▶ _Problem details_
Copy out the data below as written; omit any images.

▶ _Dataset extract_
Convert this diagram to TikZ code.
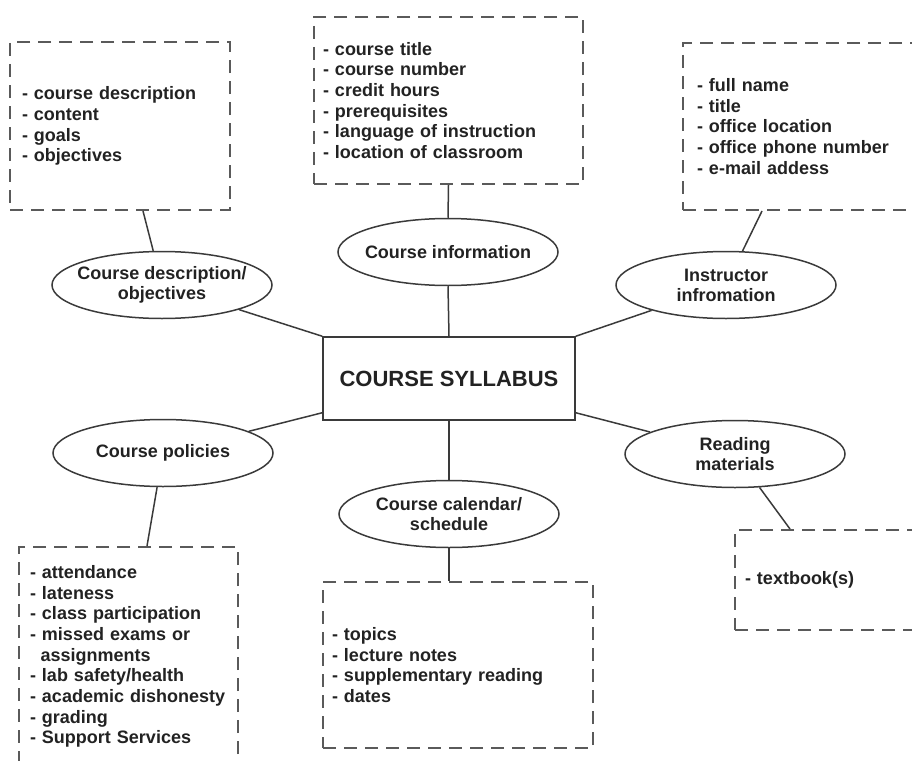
\documentclass[tikz,border=0pt]{standalone}
\usepackage{fontspec}
\setmainfont{Liberation Sans}
\usetikzlibrary{shapes.geometric}
\definecolor{ink}{HTML}{222222}
\definecolor{wire}{HTML}{3A3A3A}
\definecolor{dashgray}{HTML}{5A5A5A}
\begin{document}
\begin{tikzpicture}[x=1pt,y=-1pt,
  every node/.style={text=ink},
  listbox/.style={draw=dashgray, line width=2pt, dash pattern=on 13pt off 8pt,
    rectangle, align=left, inner ysep=0pt,
    font=\fontsize{18}{20.7}\selectfont\bfseries},
  bubble/.style={draw=wire, line width=1.5pt, ellipse,
    minimum width=220pt, minimum height=67pt, inner sep=0pt},
  bubbletext/.style={align=center, inner sep=0pt,
    font=\fontsize{18}{20}\selectfont\bfseries},
  hubbox/.style={draw=wire, line width=1.5pt, rectangle,
    minimum width=252pt, minimum height=83pt, inner sep=0pt,
    font=\fontsize{22}{26}\selectfont\bfseries},
  link/.style={draw=wire, line width=1.5pt}]

\useasboundingbox (0,0) rectangle (912,760);
\clip (0,0) rectangle (912,760);

% central box
\node[hubbox] (cs) at (449,378.5) {COURSE SYLLABUS};

% topic bubbles
\node[bubble] (descell) at (162,285) {};
\node[bubbletext] (desct) at (descell) {Course description/\\objectives};
\node[bubble] (infoell) at (448,252) {};
\node[bubbletext] (infot) at (infoell) {Course information};
\node[bubble] (instell) at (726,285) {};
\node[bubbletext] (instt) at (instell) {Instructor\\infromation};
\node[bubble] (polell) at (163,453) {};
\node[bubbletext] (polt) at (polell) {Course policies};
\node[bubble] (calell) at (449,514) {};
\node[bubbletext] (calt) at (calell) {Course calendar/\\schedule};
\node[bubble] (readell) at (735,454) {};
\node[bubbletext] (readt) at (readell) {Reading\\materials};

% detail lists
\node[listbox, text width=196pt, inner xsep=12pt, minimum height=168pt] (descbox) at (120,126)
  {- course description\\- content\\- goals\\- objectives};
\node[listbox, text width=251pt, inner xsep=9pt, minimum height=167pt] (infobox) at (448.5,100.5)
  {- course title\\- course number\\- credit hours\\- prerequisites\\- language of instruction\\- location of classroom};
\node[listbox, text width=229pt, inner xsep=14pt, minimum height=167pt] (instbox) at (811.5,126.5)
  {- full name\\- title\\- office location\\- office phone number\\- e-mail addess};
\node[listbox, text width=197pt, inner xsep=11pt, minimum height=219pt] (polbox) at (128.5,656.5)
  {- attendance\\- lateness\\- class participation\\- missed exams or\\\hspace*{10.5pt}assignments\\- lab safety/health\\- academic dishonesty\\- grading\\- Support Services};
\node[listbox, text width=252pt, inner xsep=9pt, minimum height=166pt] (calbox) at (458,665)
  {- topics\\- lecture notes\\- supplementary reading\\- dates};
\node[listbox, text width=180pt, inner xsep=10pt, minimum height=100pt] (readbox) at (835,580)
  {- textbook(s)};

% attachment points on the list boxes
\coordinate (descpin) at ([xshift=23pt]descbox.south);
\coordinate (instpin) at ([xshift=-49.5pt]instbox.south);
\coordinate (polpin) at ([xshift=18.5pt]polbox.north);
\coordinate (readpin) at ([xshift=-45pt]readbox.north);
\coordinate (csl) at ([yshift=8pt]cs.south west);
\coordinate (csr) at ([yshift=8pt]cs.south east);

% connectors
\draw[link] (descell) -- (cs.north west);
\draw[link] (instell) -- (cs.north east);
\draw[link] (infoell.south) -- (cs.north);
\draw[link] (polell) -- (csl);
\draw[link] (readell) -- (csr);
\draw[link] (cs.south) -- (calell.north);

\draw[link] (descell) -- (descpin);
\draw[link] (infobox.south) -- (infoell.north);
\draw[link] (instell) -- (instpin);
\draw[link] (polell) -- (polpin);
\draw[link] (calell.south) -- (calell.south |- calbox.north);
\draw[link] (readell) -- (readpin);
\end{tikzpicture}
\end{document}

▶ _Response for this exercise_
Convert this diagram to TikZ code.
\documentclass[tikz,border=0pt]{standalone}
\usepackage{fontspec}
\setmainfont{Liberation Sans}
\usetikzlibrary{shapes.geometric}
\definecolor{ink}{HTML}{222222}
\definecolor{wire}{HTML}{3A3A3A}
\definecolor{dashgray}{HTML}{5A5A5A}
\begin{document}
\begin{tikzpicture}[x=1pt,y=-1pt,
  every node/.style={text=ink},
  listbox/.style={draw=dashgray, line width=2pt, dash pattern=on 13pt off 8pt,
    rectangle, align=left, inner ysep=0pt,
    font=\fontsize{18}{20.7}\selectfont\bfseries},
  bubble/.style={draw=wire, line width=1.5pt, ellipse,
    minimum width=220pt, minimum height=67pt, inner sep=0pt},
  bubbletext/.style={align=center, inner sep=0pt,
    font=\fontsize{18}{20}\selectfont\bfseries},
  hubbox/.style={draw=wire, line width=1.5pt, rectangle,
    minimum width=252pt, minimum height=83pt, inner sep=0pt,
    font=\fontsize{22}{26}\selectfont\bfseries},
  link/.style={draw=wire, line width=1.5pt}]

\useasboundingbox (0,0) rectangle (912,760);
\clip (0,0) rectangle (912,760);

% central box
\node[hubbox] (cs) at (449,378.5) {COURSE SYLLABUS};

% topic bubbles
\node[bubble] (descell) at (162,285) {};
\node[bubbletext] (desct) at (descell) {Course description/\\objectives};
\node[bubble] (infoell) at (448,252) {};
\node[bubbletext] (infot) at (infoell) {Course information};
\node[bubble] (instell) at (726,285) {};
\node[bubbletext] (instt) at (instell) {Instructor\\infromation};
\node[bubble] (polell) at (163,453) {};
\node[bubbletext] (polt) at (polell) {Course policies};
\node[bubble] (calell) at (449,514) {};
\node[bubbletext] (calt) at (calell) {Course calendar/\\schedule};
\node[bubble] (readell) at (735,454) {};
\node[bubbletext] (readt) at (readell) {Reading\\materials};

% detail lists
\node[listbox, text width=196pt, inner xsep=12pt, minimum height=168pt] (descbox) at (120,126)
  {- course description\\- content\\- goals\\- objectives};
\node[listbox, text width=251pt, inner xsep=9pt, minimum height=167pt] (infobox) at (448.5,100.5)
  {- course title\\- course number\\- credit hours\\- prerequisites\\- language of instruction\\- location of classroom};
\node[listbox, text width=229pt, inner xsep=14pt, minimum height=167pt] (instbox) at (811.5,126.5)
  {- full name\\- title\\- office location\\- office phone number\\- e-mail addess};
\node[listbox, text width=197pt, inner xsep=11pt, minimum height=219pt] (polbox) at (128.5,656.5)
  {- attendance\\- lateness\\- class participation\\- missed exams or\\\hspace*{10.5pt}assignments\\- lab safety/health\\- academic dishonesty\\- grading\\- Support Services};
\node[listbox, text width=252pt, inner xsep=9pt, minimum height=166pt] (calbox) at (458,665)
  {- topics\\- lecture notes\\- supplementary reading\\- dates};
\node[listbox, text width=180pt, inner xsep=10pt, minimum height=100pt] (readbox) at (835,580)
  {- textbook(s)};

% attachment points on the list boxes
\coordinate (descpin) at ([xshift=23pt]descbox.south);
\coordinate (instpin) at ([xshift=-49.5pt]instbox.south);
\coordinate (polpin) at ([xshift=18.5pt]polbox.north);
\coordinate (readpin) at ([xshift=-45pt]readbox.north);
\coordinate (csl) at ([yshift=8pt]cs.south west);
\coordinate (csr) at ([yshift=8pt]cs.south east);

% connectors
\draw[link] (descell) -- (cs.north west);
\draw[link] (instell) -- (cs.north east);
\draw[link] (infoell.south) -- (cs.north);
\draw[link] (polell) -- (csl);
\draw[link] (readell) -- (csr);
\draw[link] (cs.south) -- (calell.north);

\draw[link] (descell) -- (descpin);
\draw[link] (infobox.south) -- (infoell.north);
\draw[link] (instell) -- (instpin);
\draw[link] (polell) -- (polpin);
\draw[link] (calell.south) -- (calell.south |- calbox.north);
\draw[link] (readell) -- (readpin);
\end{tikzpicture}
\end{document}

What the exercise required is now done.